Rules change regarding overbooking and “bumping” passengers already onboard

Local News

A year ago, outrage over a United Airline customer being bumped from a flight to make room for an employee started a national debate.

As a result, rules were changes so that passengers were not bumped for airline employees, but there was still a bigger issue at hand.

Last week, the FAA reauthorization bill was passed, banning any seated passenger being bumped for anyone, which Congressman Mike Turner said protects passengers once boarded.

“This bill as it progresses through the House would make law that if you’ve boarded a plane, you are guaranteed your seat on that plane, and would not be removed or bumped,” said Turner.

“Our elected officials, they’re listening to what we have to say as consumers,” said one airport passenger, Dean Oliver. “They’re doing something about it.”

Another passenger said this legislation is a step in the right direction, after personally witnessing other passengers get bumped.
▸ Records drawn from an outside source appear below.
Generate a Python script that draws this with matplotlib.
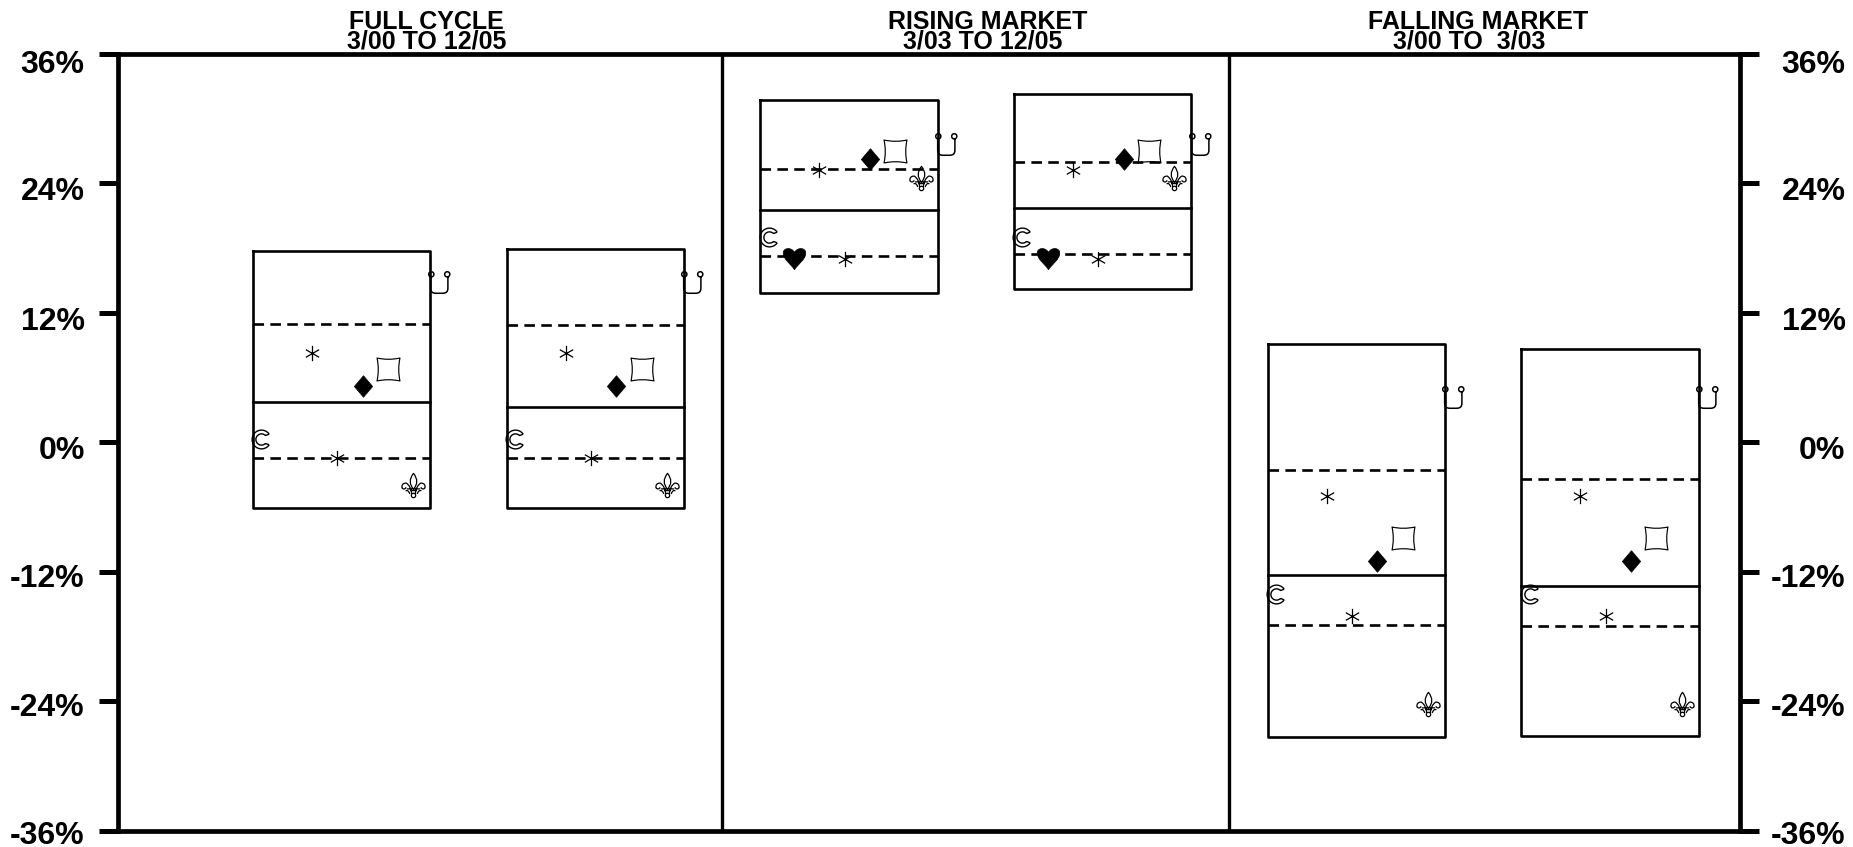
import numpy as np
import matplotlib
matplotlib.use("Agg")
import matplotlib.pyplot as plt
from matplotlib.path import Path
from matplotlib.transforms import ScaledTranslation, Affine2D

plt.rcParams['font.family'] = ['Liberation Sans', 'DejaVu Sans']

# percentile bands, one entry per box
box_top = [17.75, 17.9, 31.7, 32.3, 9.1, 8.65]
upper_dash = [10.95, 10.85, 25.3, 26.0, -2.6, -3.4]
median = [3.7, 3.3, 21.5, 21.7, -12.3, -13.3]
lower_dash = [-1.5, -1.5, 17.3, 17.5, -16.9, -17.0]
box_bottom = [-6.1, -6.1, 13.8, 14.25, -27.3, -27.2]

# one list per plotted symbol, in slot order inside a box
crescent_vals = [0.3, 0.3, 19.0, 19.0, -14.1, -14.1]
heart_vals = [np.nan, np.nan, 17.1, 17.1, np.nan, np.nan]
star_a_vals = [8.3, 8.3, 25.2, 25.2, -5.0, -5.0]
star_b_vals = [-1.5, -1.5, 17.0, 17.0, -16.1, -16.1]
diamond_vals = [5.25, 5.25, 26.3, 26.3, -11.0, -11.0]
square_vals = [6.8, 6.8, 27.05, 27.05, -8.9, -8.9]
fleur_vals = [-3.95, -3.95, 24.5, 24.5, -24.3, -24.3]
hook_vals = [14.9, 14.9, 27.7, 27.7, 4.2, 4.2]

period_names = ["FULL CYCLE", "RISING MARKET", "FALLING MARKET"]
period_dates = ["3/00 TO 12/05", "3/03 TO 12/05", "3/00 TO  3/03"]
y_ticks = [-36, -24, -12, 0, 12, 24, 36]
label_drop = [1.2, 2.4, 2.4, 4, 4, 4, 5.5]


def arc(r, a0, a1, cx=0, cy=0):
    p = Path.arc(a0, a1)
    return p.transformed(Affine2D().scale(r).translate(cx, cy))


def curve(*pts):
    codes = [Path.MOVETO] + [Path.CURVE3] * (len(pts) - 1)
    return Path(pts, codes)


def line(*pts):
    return Path(pts, [Path.MOVETO] + [Path.LINETO] * (len(pts) - 1))


star = Path.make_compound_path(line((0, -1), (0, 1)),
                               line((-0.87, -0.5), (0.87, 0.5)),
                               line((-0.87, 0.5), (0.87, -0.5)))
diamond = Path([(0, 1), (0.85, 0), (0, -1), (-0.85, 0), (0, 1)], closed=True)
heart = Path([(0, -1), (-0.3, -0.5), (-1, -0.1), (-1, 0.5), (-1, 0.95), (-0.3, 1.05), (0, 0.55),
              (0.3, 1.05), (1, 0.95), (1, 0.5), (1, -0.1), (0.3, -0.5), (0, -1), (0, -1)],
             [Path.MOVETO] + [Path.CURVE4] * 12 + [Path.CLOSEPOLY])
square = Path([(-1, 1), (0, 0.78), (1, 1), (0.78, 0), (1, -1), (0, -0.78), (-1, -1),
               (-0.78, 0), (-1, 1), (-1, 1)],
              [Path.MOVETO] + [Path.CURVE3] * 8 + [Path.CLOSEPOLY])
crescent = Path.make_compound_path(arc(1, 35, 325), arc(0.6, 45, 315),
                                   line((0.82, 0.57), (0.42, 0.42)),
                                   line((0.82, -0.57), (0.42, -0.42)))
hook = Path.make_compound_path(
    arc(0.24, 0, 360, -0.76, 0.76),
    arc(0.24, 0, 360, 0.72, 0.76),
    line((-0.82, 0.52), (-0.82, -0.55)),
    curve((-0.82, -0.55), (-0.82, -1), (-0.35, -1)),
    line((-0.35, -1), (0.3, -1)),
    curve((0.3, -1), (0.78, -1), (0.78, -0.55)),
    line((0.78, -0.55), (0.78, 0.52)))
fleur = Path.make_compound_path(
    Path([(0, 1), (-0.55, 0.3), (0, -0.3), (0.55, 0.3), (0, 1), (0, 1)],
         [Path.MOVETO, Path.CURVE3, Path.CURVE3, Path.CURVE3, Path.CURVE3, Path.CLOSEPOLY]),
    curve((-0.15, -0.7), (-0.2, -0.05), (-0.6, 0.2), (-1, 0.2), (-0.95, -0.2)),
    curve((-0.95, -0.2), (-0.75, -0.4), (-0.6, -0.15)),
    curve((-0.3, -0.7), (-0.45, -0.3), (-0.65, -0.45)),
    curve((0.15, -0.7), (0.2, -0.05), (0.6, 0.2), (1, 0.2), (0.95, -0.2)),
    curve((0.95, -0.2), (0.75, -0.4), (0.6, -0.15)),
    curve((0.3, -0.7), (0.45, -0.3), (0.65, -0.45)),
    line((-0.55, -0.28), (0.55, -0.28)),
    line((-0.25, -0.42), (0.25, -0.42)),
    arc(0.18, 0, 360, 0, -0.82))

# (values, marker, size, filled, edge width)
symbols = [
    (crescent_vals, crescent, 13.5, False, 1.0),
    (heart_vals, heart, 17, True, 0.5),
    (star_a_vals, star, 11, False, 0.9),
    (star_b_vals, star, 11, False, 0.9),
    (diamond_vals, diamond, 15.5, True, 0.5),
    (square_vals, square, 16.5, False, 0.85),
    (fleur_vals, fleur, 17.5, False, 0.9),
    (hook_vals, hook, 15.5, False, 1.1),
]

fig = plt.figure(figsize=(18.53, 8.47), dpi=100)
ax = fig.add_axes([118 / 1853, 1 - 830.5 / 847, (1740 - 118) / 1853, (830.5 - 54) / 847])
ax.set_xlim(0, 64)
ax.set_ylim(-36, 36)

first_slot = 5.65
box_gap = 10.01
for i in range(len(box_top)):
    x0 = first_slot + i * box_gap - 0.33
    x1 = x0 + 7.0
    ax.plot([x0, x1, x1, x0, x0], [box_top[i], box_top[i], box_bottom[i], box_bottom[i], box_top[i]],
            color='black', lw=1.9, solid_joinstyle='round')
    ax.plot([x0, x1], [median[i], median[i]], color='black', lw=1.9)
    ax.plot([x0, x1], [upper_dash[i], upper_dash[i]], color='black', lw=1.9, ls=(0, (4.0, 2.4)))
    ax.plot([x0, x1], [lower_dash[i], lower_dash[i]], color='black', lw=1.9, ls=(0, (4.0, 2.4)))

    for slot, (vals, mark, size, filled, mew) in enumerate(symbols):
        ax.plot(first_slot + i * box_gap + slot, vals[i], marker=mark, ms=size,
                mfc='black' if filled else 'none', mec='black', mew=mew, ls='none', zorder=4)

# period dividers
for x in [23.85, 43.85]:
    ax.plot([x, x], [-36, 36], color='black', lw=2.4)

for spine in ax.spines.values():
    spine.set_linewidth(3.4)

ax.set_xticks([])
ax.set_yticks(y_ticks)
ax.set_yticklabels([f"{v}%" for v in y_ticks], fontsize=23, fontweight='bold')
ax.tick_params(axis='y', direction='out', length=14, width=3.6, left=True, right=True,
               labelleft=True, labelright=True, pad=10)
for tick, drop in zip(ax.yaxis.get_major_ticks(), label_drop):
    down = ScaledTranslation(0, -drop / 72, fig.dpi_scale_trans)
    right = ScaledTranslation(52 / 72, -drop / 72, fig.dpi_scale_trans)
    tick.label1.set_transform(tick.label1.get_transform() + down)
    tick.label2.set_transform(tick.label2.get_transform() + right)
    tick.label2.set_ha('right')

name_x = [12.18, 34.3, 53.66]
date_x = [12.18, 34.1, 53.3]
for i in range(3):
    ax.annotate(period_names[i], (name_x[i], 36), xytext=(0, 14.5), textcoords='offset points',
                ha='center', va='bottom', fontsize=18, fontweight='bold')
    ax.annotate(period_dates[i], (date_x[i], 36), xytext=(0, 0.5), textcoords='offset points',
                ha='center', va='bottom', fontsize=18, fontweight='bold')

fig.savefig('out.png', dpi=100)
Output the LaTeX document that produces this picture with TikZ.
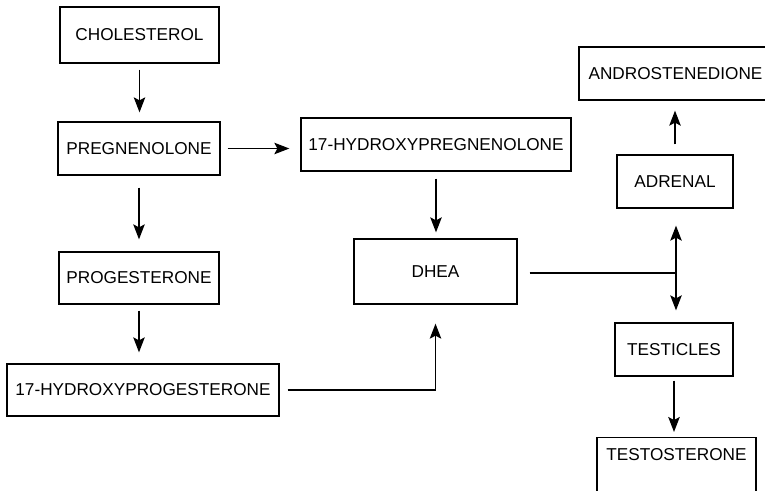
\documentclass[tikz,border=0pt]{standalone}
\usepackage{fontspec}
\setmainfont{Liberation Sans}
\usetikzlibrary{arrows.meta,positioning}

\tikzset{
  hormone/.style={draw, line width=1.3pt, inner sep=0pt, font=\fontsize{17.2pt}{20pt}\selectfont},
  flow/.style={->, line width=1.3pt}
}

\begin{document}
\begin{tikzpicture}[x=1pt, y=-1pt, >={Stealth[length=15pt, width=11.5pt, inset=3pt]}]
\useasboundingbox (0,0) rectangle (765,490);

% Left column: cholesterol down to the progesterones
\node[hormone, minimum width=159pt, minimum height=56pt] (chol) at (139.5,35) {CHOLESTEROL};
\node[hormone, minimum width=162pt, minimum height=53pt] (preg) at (139,148.5) {PREGNENOLONE};
\node[hormone, minimum width=160pt, minimum height=52pt] (prog) at (139,278) {PROGESTERONE};
\node[hormone, minimum width=272pt, minimum height=52pt] (hprog) at (143,390) {17-HYDROXYPROGESTERONE};

% Middle column
\node[hormone, minimum width=270pt, minimum height=53pt] (hpreg) at (436,144.5) {17-HYDROXYPREGNENOLONE};
\node[hormone, minimum width=163pt, minimum height=65pt] (dhea) at (435.5,271.5) {DHEA};

% Right column: adrenal and testicles branches
\node[hormone, minimum width=193pt, minimum height=53pt] (andro) at (675.5,73.5) {ANDROSTENEDIONE};
\node[hormone, minimum width=116pt, minimum height=53pt] (adrenal) at (675,181.5) {ADRENAL};
\node[hormone, minimum width=118pt, minimum height=53pt] (test) at (674,349.5) {TESTICLES};
\node[hormone, anchor=north, minimum width=159pt, inner ysep=11pt, text depth=40pt] (testo) at (676.5,437) {TESTOSTERONE};

\coordinate (split) at (676,273);

% Arrows
\draw[flow, shorten <=6pt, shorten >=9pt] (chol.south) -- (chol.south |- preg.north);
\draw[flow, shorten <=7pt, shorten >=11pt] (preg.east) -- (preg.east -| hpreg.west);
\draw[flow, shorten <=12pt, shorten >=12pt] (preg.south) -- (preg.south |- prog.north);
\draw[flow, shorten <=6pt, shorten >=11pt] (prog.south) -- (prog.south |- hprog.north);
\draw[flow, shorten <=7pt, shorten >=6pt] (hpreg.south) -- (hpreg.south |- dhea.north);
\draw[flow, shorten <=8pt, shorten >=19pt] (hprog.east) -| (dhea.south);

% DHEA splits to adrenal and testicles
\draw[line width=1.3pt, shorten <=12pt] (dhea.east |- split) -- (split);
\draw[flow, shorten >=17pt] (split) -- (split |- adrenal.south);
\draw[flow, shorten >=12pt] (split) -- (split |- test.north);
\draw[flow, shorten <=10pt, shorten >=10pt] (adrenal.north) -- (adrenal.north |- andro.south);
\draw[flow, shorten <=4pt, shorten >=5pt] (test.south) -- (test.south |- testo.north);
\end{tikzpicture}
\end{document}
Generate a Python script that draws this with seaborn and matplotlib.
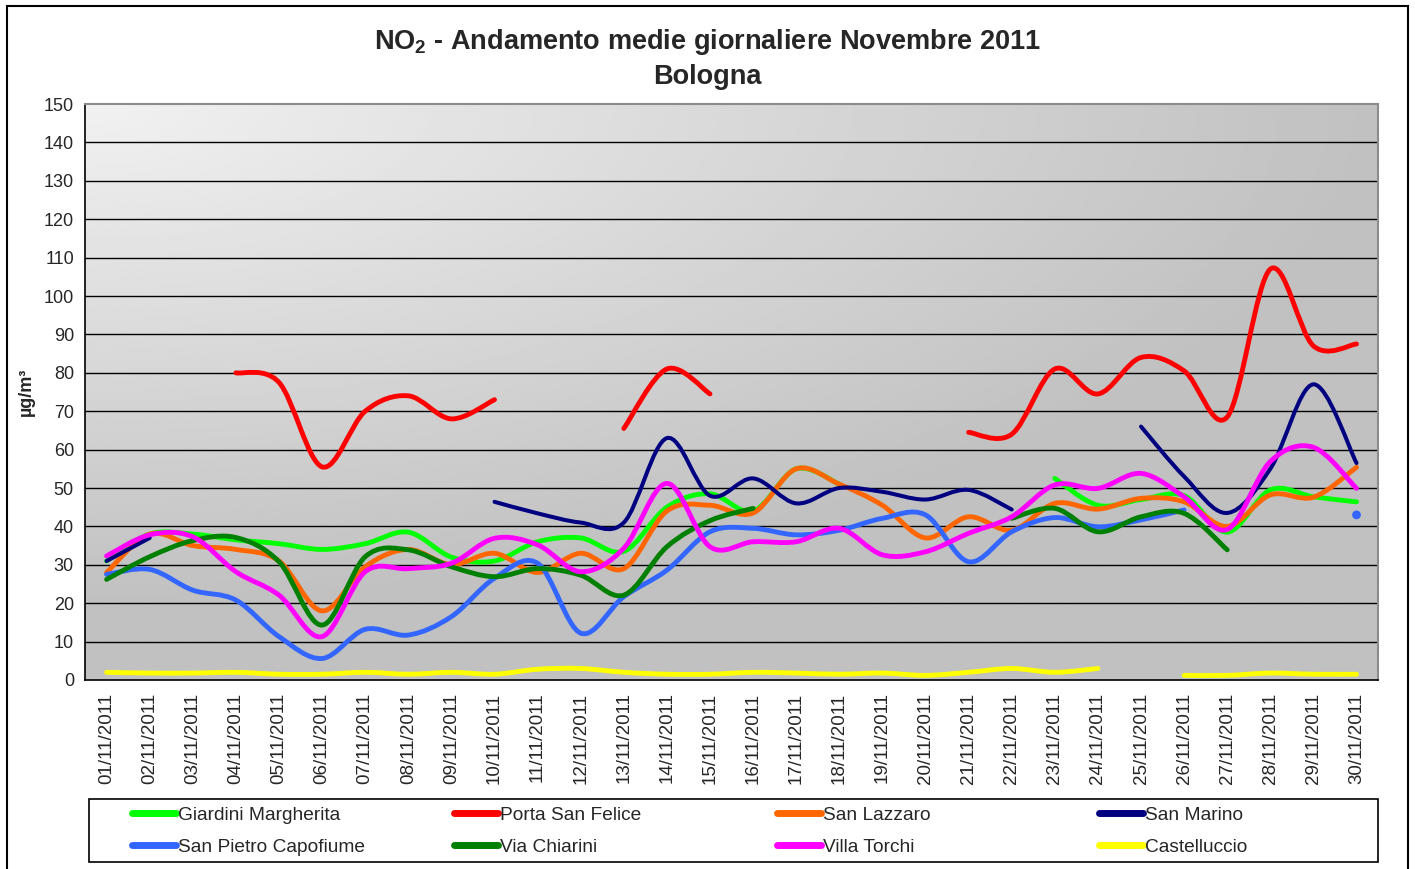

“I think the airline was trying to get a pilot or someone on to another location where they could fly out from that location, which I understand from a business perspective, but as a customer, you’ve already paid for your ticket and you don’t want to be inconvenienced like that,” said Josh Lawson.

Oliver did say he feels confident this may be the beginning of giving air travelers more rights, it is still very preliminary.

“We’re going to have to see the full scope of it in the end because there’s a decision process, but in every outline there’s always exceptions,” said Oliver.